Unlike previous metrics, I don’t find it useful to give absolute scoring points. Hardware needs are intrinsically tied to your specific latency and throughput targets. Instead of seeking a fixed score, the goal should be to identify the minimum memory overhead required to sustain your desired performance levels — nothing more, nothing less.

2.6 ] Estimated Index Size

Requirement: The space required to store document representations directly influences storage costs and search speed across large data volumes.

According to the analysis in [2], the impact on storage varies drastically based on the architecture:

  • Dense Models (Bi-Encoders): These represent each document with a single vector (k=1). They are the most efficient for scalability (e.g., ~2.6 GB per 1M documents with D=768).
  • Late-Interaction Models (e.g., ColBERT): These store a vector for every token in the document (k = document length). While this approach offers extremely high precision, it requires a memory footprint up to 100 times larger than dense models (e.g., ~900 GB for 15M documents).

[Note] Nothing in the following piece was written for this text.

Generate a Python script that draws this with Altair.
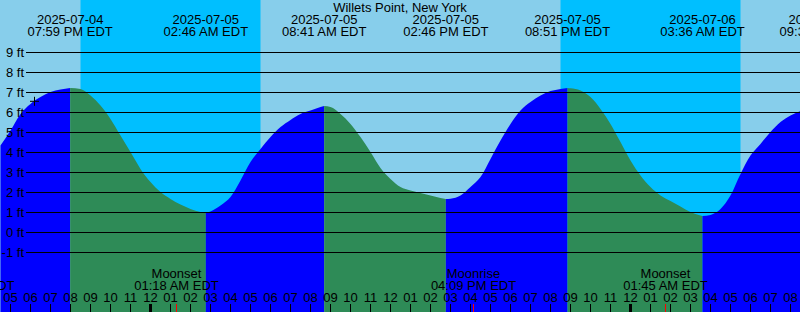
import altair as alt
import pandas as pd

title_text = "Willets Point, New York"

# Tide curve samples (local time, EDT) and heights in feet
curve_time = [
    "2025-07-04T16:30", "2025-07-04T17:00", "2025-07-04T17:30", "2025-07-04T18:00",
    "2025-07-04T18:30", "2025-07-04T19:00", "2025-07-04T19:30", "2025-07-04T19:59",
    "2025-07-04T20:30", "2025-07-04T21:00", "2025-07-04T21:30", "2025-07-04T22:00",
    "2025-07-04T22:30", "2025-07-04T23:00", "2025-07-04T23:30", "2025-07-05T00:00",
    "2025-07-05T00:30", "2025-07-05T01:00", "2025-07-05T01:30", "2025-07-05T02:00",
    "2025-07-05T02:30", "2025-07-05T02:46",
    "2025-07-05T03:00", "2025-07-05T03:30", "2025-07-05T04:00", "2025-07-05T04:30",
    "2025-07-05T05:00", "2025-07-05T05:30", "2025-07-05T06:00", "2025-07-05T06:30",
    "2025-07-05T07:00", "2025-07-05T07:30", "2025-07-05T08:00", "2025-07-05T08:30",
    "2025-07-05T08:41",
    "2025-07-05T09:00", "2025-07-05T09:30", "2025-07-05T10:00", "2025-07-05T10:30",
    "2025-07-05T11:00", "2025-07-05T11:30", "2025-07-05T12:00", "2025-07-05T12:30",
    "2025-07-05T13:00", "2025-07-05T13:30", "2025-07-05T14:00", "2025-07-05T14:30",
    "2025-07-05T14:46",
    "2025-07-05T15:00", "2025-07-05T15:30", "2025-07-05T16:00", "2025-07-05T16:30",
    "2025-07-05T17:00", "2025-07-05T17:30", "2025-07-05T18:00", "2025-07-05T18:30",
    "2025-07-05T19:00", "2025-07-05T19:30", "2025-07-05T20:00", "2025-07-05T20:30",
    "2025-07-05T20:51",
    "2025-07-05T21:00", "2025-07-05T21:30", "2025-07-05T22:00", "2025-07-05T22:30",
    "2025-07-05T23:00", "2025-07-05T23:30", "2025-07-06T00:00", "2025-07-06T00:30",
    "2025-07-06T01:00", "2025-07-06T01:30", "2025-07-06T02:00", "2025-07-06T02:30",
    "2025-07-06T03:00", "2025-07-06T03:30", "2025-07-06T03:36",
    "2025-07-06T04:00", "2025-07-06T04:30", "2025-07-06T05:00", "2025-07-06T05:30",
    "2025-07-06T06:00", "2025-07-06T06:30", "2025-07-06T07:00", "2025-07-06T07:30",
    "2025-07-06T08:00", "2025-07-06T08:30",
]
curve_ft = [
    4.35, 5.10, 5.93, 6.43, 6.77, 7.02, 7.15, 7.23,
    7.18, 6.85, 6.35, 5.68, 4.85, 4.02, 3.18, 2.52, 2.02, 1.68, 1.40, 1.18, 1.02, 0.97,
    1.05, 1.35, 1.77, 2.60, 3.52, 4.18, 4.77, 5.27, 5.63, 5.93, 6.10, 6.27, 6.32,
    6.27, 5.93, 5.43, 4.77, 4.02, 3.23, 2.68, 2.27, 2.10, 1.97, 1.85, 1.73, 1.68,
    1.69, 1.85, 2.27, 2.77, 3.68, 4.60, 5.43, 6.10, 6.52, 6.85, 7.07, 7.18, 7.23,
    7.21, 7.10, 6.77, 6.18, 5.43, 4.52, 3.60, 2.85, 2.27, 1.85, 1.57, 1.30, 1.02, 0.85, 0.82,
    0.88, 1.18, 1.85, 2.93, 3.85, 4.43, 5.02, 5.52, 5.85, 6.07,
]

# High / low tide events
tide_time = [
    "2025-07-04T19:59", "2025-07-05T02:46", "2025-07-05T08:41", "2025-07-05T14:46",
    "2025-07-05T20:51", "2025-07-06T03:36", "2025-07-06T09:34",
]

# Night (sunset -> sunrise)
night_start = ["2025-07-04T20:30", "2025-07-05T20:30"]
night_end = ["2025-07-05T05:30", "2025-07-06T05:30"]

# Moon events
moon_event = ["Moonrise", "Moonset", "Moonrise", "Moonset"]
moon_time = ["2025-07-04T15:04", "2025-07-05T01:18", "2025-07-05T16:09", "2025-07-06T01:45"]

# Level lines (ft)
levels = [-1, 0, 1, 2, 3, 4, 5, 6, 7, 8, 9]

# Hour ticks along the bottom (17:00 on 07-04 through 08:00 on 07-06)
hour_ticks = (
    [f"2025-07-04T{h:02d}:00" for h in range(17, 24)]
    + [f"2025-07-05T{h:02d}:00" for h in range(0, 24)]
    + [f"2025-07-06T{h:02d}:00" for h in range(0, 9)]
)

marker_time = ["2025-07-04T18:12"]
marker_ft = [6.56]

# ---- build segment table (rising / falling between extremes) ----
tide_set = set(tide_time)
bounds = [0] + [i for i, t in enumerate(curve_time) if t in tide_set] + [len(curve_time) - 1]
rows = []
for k in range(len(bounds) - 1):
    a, b = bounds[k], bounds[k + 1]
    phase = "rising" if curve_ft[b] > curve_ft[a] else "falling"
    for i in range(a, b + 1):
        rows.append({"t": curve_time[i], "ft": curve_ft[i], "seg": k, "phase": phase})
curve_df = pd.DataFrame(rows)

night_df = pd.DataFrame({"start": night_start, "end": night_end})
tide_df = pd.DataFrame({"t": tide_time})
moon_df = pd.DataFrame({"ev": moon_event, "t": moon_time})
lvl_df = pd.DataFrame({"lvl": levels})
hour_df = pd.DataFrame({"t": hour_ticks})
marker_df = pd.DataFrame({"t": marker_time, "ft": marker_ft})
title_df = pd.DataFrame({"s": [title_text]})

W, H = 800, 312
FS = 13

# domains shifted by half a pixel so 1px rules land crisply on pixel rows/columns
xs = alt.Scale(domain=[alt.DateTime(year=2025, month=7, date=4, hours=16, minutes=28, seconds=30),
                       alt.DateTime(year=2025, month=7, date=6, hours=8, minutes=28, seconds=30)])
ys = alt.Scale(domain=[-3.975, 11.625])

X = lambda f: alt.X(f, scale=xs, axis=None)
Y = lambda f: alt.Y(f, scale=ys, axis=None)

night = alt.Chart(night_df).mark_rect(color="#00BFFF").encode(
    x=X("start:T"), x2="end:T", y=alt.value(0), y2=alt.value(H),
)

area = alt.Chart(curve_df).mark_area(interpolate="monotone").encode(
    x=X("t:T"),
    y=alt.Y("ft:Q", scale=ys, axis=None, stack=None),
    y2=alt.value(H),
    color=alt.Color("phase:N", scale=alt.Scale(domain=["rising", "falling"],
                                               range=["#0000FF", "#2E8B57"]), legend=None),
    detail="seg:N",
)

rules = alt.Chart(lvl_df).mark_rule(color="black", strokeWidth=1).encode(
    y=Y("lvl:Q"), x=alt.value(26), x2=alt.value(W),
)

lvl_labels = alt.Chart(lvl_df).transform_calculate(
    lab="datum.lvl + ' ft'"
).mark_text(fontSize=FS, align="right", baseline="middle", color="black").encode(
    y=Y("lvl:Q"), x=alt.value(24), text="lab:N",
)

hour_tick = alt.Chart(hour_df).mark_rule(color="black", strokeWidth=1).encode(
    x=X("t:T"), y=alt.value(304), y2=alt.value(H),
)
midnight_tick = alt.Chart(hour_df).transform_filter(
    "hours(datum.t) == 0"
).mark_rule(color="black", strokeWidth=3).encode(
    x=X("t:T"), y=alt.value(304), y2=alt.value(H),
)

txt = dict(fontSize=FS, baseline="alphabetic", color="black", align="center")

hour_lab = alt.Chart(hour_df).mark_text(**txt).encode(
    x=X("t:T"), y=alt.value(302), text=alt.Text("t:T", format="%I"),
)

moon_ticks = alt.Chart(moon_df).mark_rule(color="#FF0000", strokeWidth=1).encode(
    x=X("t:T"), y=alt.value(304), y2=alt.value(H),
)

date_txt = alt.Chart(tide_df).mark_text(**txt).encode(
    x=X("t:T"), y=alt.value(24), text=alt.Text("t:T", format="%Y-%m-%d"),
)
time_txt = alt.Chart(tide_df).mark_text(**txt).encode(
    x=X("t:T"), y=alt.value(36), text=alt.Text("t:T", format="%I:%M %p EDT"),
)
moon_name = alt.Chart(moon_df).mark_text(**txt).encode(
    x=X("t:T"), y=alt.value(278), text="ev:N",
)
moon_clock = alt.Chart(moon_df).mark_text(**txt).encode(
    x=X("t:T"), y=alt.value(290), text=alt.Text("t:T", format="%I:%M %p EDT"),
)
title = alt.Chart(title_df).mark_text(**txt).encode(
    x=alt.value(W / 2), y=alt.value(12), text="s:N",
)
marker = alt.Chart(marker_df).mark_point(
    shape="M-1,0L1,0M0,-1L0,1", size=81, filled=False, color="black",
    strokeWidth=1, opacity=1,
).encode(x=X("t:T"), y=Y("ft:Q"))

chart = alt.layer(
    night, area, rules, lvl_labels, hour_tick, midnight_tick, moon_ticks, hour_lab,
    date_txt, time_txt, moon_name, moon_clock, title, marker,
).properties(
    width=W, height=H, autosize=alt.AutoSizeParams(type="none"),
    padding={"left": 0, "top": 0, "right": 0, "bottom": 0},
    background="#87CEEB",
).configure(font="Liberation Sans").configure_view(strokeWidth=0, fill="#87CEEB")

chart.save("out.html", embed_options={"renderer": "svg", "actions": False})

2.7 ] Licensing and Deployment Constraints

Here is a point often overlooked: to ensure maximum operational freedom and full legal compliance, my selection of models is strictly limited to those with permissive open-source licenses (such as Apache 2.0 or MIT). Keep in mind that not all dense embedding models are published under these licenses; many are restricted to non-commercial use.

3 ] Conclusion

At the end of this long list I would like to pass a simple message: the “perfect” model doesn’t exist in a vacuum; the best model is the one that fits within your hardware constraints while meeting your users’ latency expectations and your stakeholders’ legal requirements.

By using this evaluation matrix, the selection process moves from a series of “gut feelings” into a data-driven engineering decision.